**Task statement**
Without the pictures, repeat the listing character for character.

**Material**
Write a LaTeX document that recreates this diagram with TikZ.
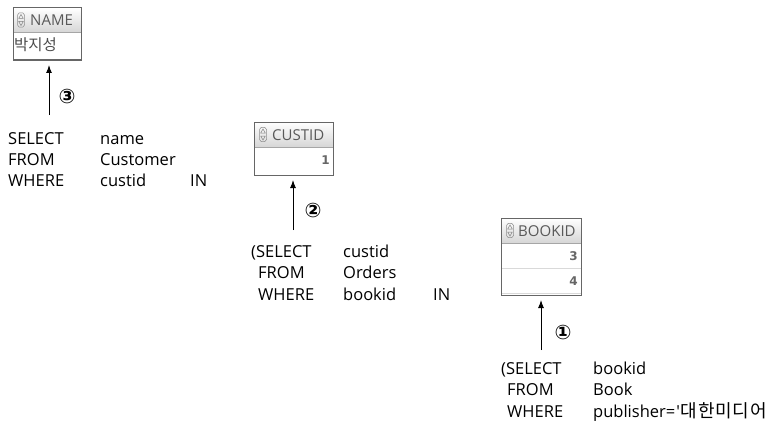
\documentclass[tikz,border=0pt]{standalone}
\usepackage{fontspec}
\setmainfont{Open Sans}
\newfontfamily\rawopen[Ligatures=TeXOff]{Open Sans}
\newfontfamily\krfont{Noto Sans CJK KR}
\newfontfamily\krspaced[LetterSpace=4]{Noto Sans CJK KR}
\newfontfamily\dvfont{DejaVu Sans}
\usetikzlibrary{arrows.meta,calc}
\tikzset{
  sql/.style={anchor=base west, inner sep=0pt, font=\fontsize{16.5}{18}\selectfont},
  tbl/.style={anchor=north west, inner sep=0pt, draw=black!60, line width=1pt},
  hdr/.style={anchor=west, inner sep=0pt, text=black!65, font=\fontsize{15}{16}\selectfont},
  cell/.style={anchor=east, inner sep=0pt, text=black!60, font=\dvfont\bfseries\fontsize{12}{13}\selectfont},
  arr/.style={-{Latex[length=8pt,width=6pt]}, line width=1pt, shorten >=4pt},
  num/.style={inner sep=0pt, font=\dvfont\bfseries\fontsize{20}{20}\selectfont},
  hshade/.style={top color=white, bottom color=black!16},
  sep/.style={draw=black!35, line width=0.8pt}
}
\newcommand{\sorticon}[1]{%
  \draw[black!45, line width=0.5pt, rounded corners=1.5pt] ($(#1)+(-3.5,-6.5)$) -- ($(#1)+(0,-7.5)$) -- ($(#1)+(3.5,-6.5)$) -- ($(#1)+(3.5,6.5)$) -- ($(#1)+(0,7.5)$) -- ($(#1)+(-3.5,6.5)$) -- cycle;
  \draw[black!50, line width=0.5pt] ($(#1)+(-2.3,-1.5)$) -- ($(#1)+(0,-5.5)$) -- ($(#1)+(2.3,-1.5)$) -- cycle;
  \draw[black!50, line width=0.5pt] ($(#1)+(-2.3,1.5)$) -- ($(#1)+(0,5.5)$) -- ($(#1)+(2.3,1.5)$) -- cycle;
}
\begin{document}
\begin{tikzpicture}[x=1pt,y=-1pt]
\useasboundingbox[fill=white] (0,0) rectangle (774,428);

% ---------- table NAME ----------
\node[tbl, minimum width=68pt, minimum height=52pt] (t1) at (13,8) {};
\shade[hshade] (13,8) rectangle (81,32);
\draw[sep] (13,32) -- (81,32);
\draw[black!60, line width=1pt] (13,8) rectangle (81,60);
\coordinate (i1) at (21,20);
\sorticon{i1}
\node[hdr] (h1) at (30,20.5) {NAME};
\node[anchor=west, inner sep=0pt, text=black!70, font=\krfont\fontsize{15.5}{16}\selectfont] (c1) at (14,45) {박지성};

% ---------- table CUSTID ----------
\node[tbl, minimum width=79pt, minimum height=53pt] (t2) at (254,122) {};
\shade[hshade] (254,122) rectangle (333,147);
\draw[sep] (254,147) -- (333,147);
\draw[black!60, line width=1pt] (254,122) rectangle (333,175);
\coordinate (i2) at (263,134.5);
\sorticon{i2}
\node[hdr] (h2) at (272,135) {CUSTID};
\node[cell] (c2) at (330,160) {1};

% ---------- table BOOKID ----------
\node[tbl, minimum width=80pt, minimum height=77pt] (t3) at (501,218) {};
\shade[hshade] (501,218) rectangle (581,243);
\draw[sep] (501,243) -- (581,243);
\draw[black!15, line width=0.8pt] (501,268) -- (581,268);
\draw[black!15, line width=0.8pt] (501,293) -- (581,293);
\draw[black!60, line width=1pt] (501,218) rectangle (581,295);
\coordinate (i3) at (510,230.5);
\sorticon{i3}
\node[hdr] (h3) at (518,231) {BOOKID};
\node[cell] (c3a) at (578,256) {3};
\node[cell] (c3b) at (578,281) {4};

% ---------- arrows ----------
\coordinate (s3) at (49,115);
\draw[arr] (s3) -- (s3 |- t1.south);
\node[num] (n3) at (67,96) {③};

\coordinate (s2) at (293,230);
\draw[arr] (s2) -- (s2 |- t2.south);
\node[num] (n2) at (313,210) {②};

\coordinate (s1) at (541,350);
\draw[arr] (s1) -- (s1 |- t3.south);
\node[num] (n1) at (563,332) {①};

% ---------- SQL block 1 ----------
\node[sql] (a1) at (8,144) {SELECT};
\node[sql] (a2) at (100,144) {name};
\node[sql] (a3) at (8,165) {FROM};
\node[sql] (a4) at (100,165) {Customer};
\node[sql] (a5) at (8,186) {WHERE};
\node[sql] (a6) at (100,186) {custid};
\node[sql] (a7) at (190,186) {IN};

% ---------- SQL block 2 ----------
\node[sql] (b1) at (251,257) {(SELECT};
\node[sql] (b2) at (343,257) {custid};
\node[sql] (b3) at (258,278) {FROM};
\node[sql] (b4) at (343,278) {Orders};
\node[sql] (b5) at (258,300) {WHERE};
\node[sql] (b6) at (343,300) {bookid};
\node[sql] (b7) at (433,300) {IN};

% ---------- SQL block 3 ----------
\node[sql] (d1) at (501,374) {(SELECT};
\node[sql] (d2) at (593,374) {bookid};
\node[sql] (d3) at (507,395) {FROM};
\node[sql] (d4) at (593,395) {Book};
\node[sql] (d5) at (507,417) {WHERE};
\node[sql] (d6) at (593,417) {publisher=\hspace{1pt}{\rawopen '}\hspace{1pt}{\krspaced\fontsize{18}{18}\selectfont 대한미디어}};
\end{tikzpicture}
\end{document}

**Solution for this task**
Write a LaTeX document that recreates this diagram with TikZ.
\documentclass[tikz,border=0pt]{standalone}
\usepackage{fontspec}
\setmainfont{Open Sans}
\newfontfamily\rawopen[Ligatures=TeXOff]{Open Sans}
\newfontfamily\krfont{Noto Sans CJK KR}
\newfontfamily\krspaced[LetterSpace=4]{Noto Sans CJK KR}
\newfontfamily\dvfont{DejaVu Sans}
\usetikzlibrary{arrows.meta,calc}
\tikzset{
  sql/.style={anchor=base west, inner sep=0pt, font=\fontsize{16.5}{18}\selectfont},
  tbl/.style={anchor=north west, inner sep=0pt, draw=black!60, line width=1pt},
  hdr/.style={anchor=west, inner sep=0pt, text=black!65, font=\fontsize{15}{16}\selectfont},
  cell/.style={anchor=east, inner sep=0pt, text=black!60, font=\dvfont\bfseries\fontsize{12}{13}\selectfont},
  arr/.style={-{Latex[length=8pt,width=6pt]}, line width=1pt, shorten >=4pt},
  num/.style={inner sep=0pt, font=\dvfont\bfseries\fontsize{20}{20}\selectfont},
  hshade/.style={top color=white, bottom color=black!16},
  sep/.style={draw=black!35, line width=0.8pt}
}
\newcommand{\sorticon}[1]{%
  \draw[black!45, line width=0.5pt, rounded corners=1.5pt] ($(#1)+(-3.5,-6.5)$) -- ($(#1)+(0,-7.5)$) -- ($(#1)+(3.5,-6.5)$) -- ($(#1)+(3.5,6.5)$) -- ($(#1)+(0,7.5)$) -- ($(#1)+(-3.5,6.5)$) -- cycle;
  \draw[black!50, line width=0.5pt] ($(#1)+(-2.3,-1.5)$) -- ($(#1)+(0,-5.5)$) -- ($(#1)+(2.3,-1.5)$) -- cycle;
  \draw[black!50, line width=0.5pt] ($(#1)+(-2.3,1.5)$) -- ($(#1)+(0,5.5)$) -- ($(#1)+(2.3,1.5)$) -- cycle;
}
\begin{document}
\begin{tikzpicture}[x=1pt,y=-1pt]
\useasboundingbox[fill=white] (0,0) rectangle (774,428);

% ---------- table NAME ----------
\node[tbl, minimum width=68pt, minimum height=52pt] (t1) at (13,8) {};
\shade[hshade] (13,8) rectangle (81,32);
\draw[sep] (13,32) -- (81,32);
\draw[black!60, line width=1pt] (13,8) rectangle (81,60);
\coordinate (i1) at (21,20);
\sorticon{i1}
\node[hdr] (h1) at (30,20.5) {NAME};
\node[anchor=west, inner sep=0pt, text=black!70, font=\krfont\fontsize{15.5}{16}\selectfont] (c1) at (14,45) {박지성};

% ---------- table CUSTID ----------
\node[tbl, minimum width=79pt, minimum height=53pt] (t2) at (254,122) {};
\shade[hshade] (254,122) rectangle (333,147);
\draw[sep] (254,147) -- (333,147);
\draw[black!60, line width=1pt] (254,122) rectangle (333,175);
\coordinate (i2) at (263,134.5);
\sorticon{i2}
\node[hdr] (h2) at (272,135) {CUSTID};
\node[cell] (c2) at (330,160) {1};

% ---------- table BOOKID ----------
\node[tbl, minimum width=80pt, minimum height=77pt] (t3) at (501,218) {};
\shade[hshade] (501,218) rectangle (581,243);
\draw[sep] (501,243) -- (581,243);
\draw[black!15, line width=0.8pt] (501,268) -- (581,268);
\draw[black!15, line width=0.8pt] (501,293) -- (581,293);
\draw[black!60, line width=1pt] (501,218) rectangle (581,295);
\coordinate (i3) at (510,230.5);
\sorticon{i3}
\node[hdr] (h3) at (518,231) {BOOKID};
\node[cell] (c3a) at (578,256) {3};
\node[cell] (c3b) at (578,281) {4};

% ---------- arrows ----------
\coordinate (s3) at (49,115);
\draw[arr] (s3) -- (s3 |- t1.south);
\node[num] (n3) at (67,96) {③};

\coordinate (s2) at (293,230);
\draw[arr] (s2) -- (s2 |- t2.south);
\node[num] (n2) at (313,210) {②};

\coordinate (s1) at (541,350);
\draw[arr] (s1) -- (s1 |- t3.south);
\node[num] (n1) at (563,332) {①};

% ---------- SQL block 1 ----------
\node[sql] (a1) at (8,144) {SELECT};
\node[sql] (a2) at (100,144) {name};
\node[sql] (a3) at (8,165) {FROM};
\node[sql] (a4) at (100,165) {Customer};
\node[sql] (a5) at (8,186) {WHERE};
\node[sql] (a6) at (100,186) {custid};
\node[sql] (a7) at (190,186) {IN};

% ---------- SQL block 2 ----------
\node[sql] (b1) at (251,257) {(SELECT};
\node[sql] (b2) at (343,257) {custid};
\node[sql] (b3) at (258,278) {FROM};
\node[sql] (b4) at (343,278) {Orders};
\node[sql] (b5) at (258,300) {WHERE};
\node[sql] (b6) at (343,300) {bookid};
\node[sql] (b7) at (433,300) {IN};

% ---------- SQL block 3 ----------
\node[sql] (d1) at (501,374) {(SELECT};
\node[sql] (d2) at (593,374) {bookid};
\node[sql] (d3) at (507,395) {FROM};
\node[sql] (d4) at (593,395) {Book};
\node[sql] (d5) at (507,417) {WHERE};
\node[sql] (d6) at (593,417) {publisher=\hspace{1pt}{\rawopen '}\hspace{1pt}{\krspaced\fontsize{18}{18}\selectfont 대한미디어}};
\end{tikzpicture}
\end{document}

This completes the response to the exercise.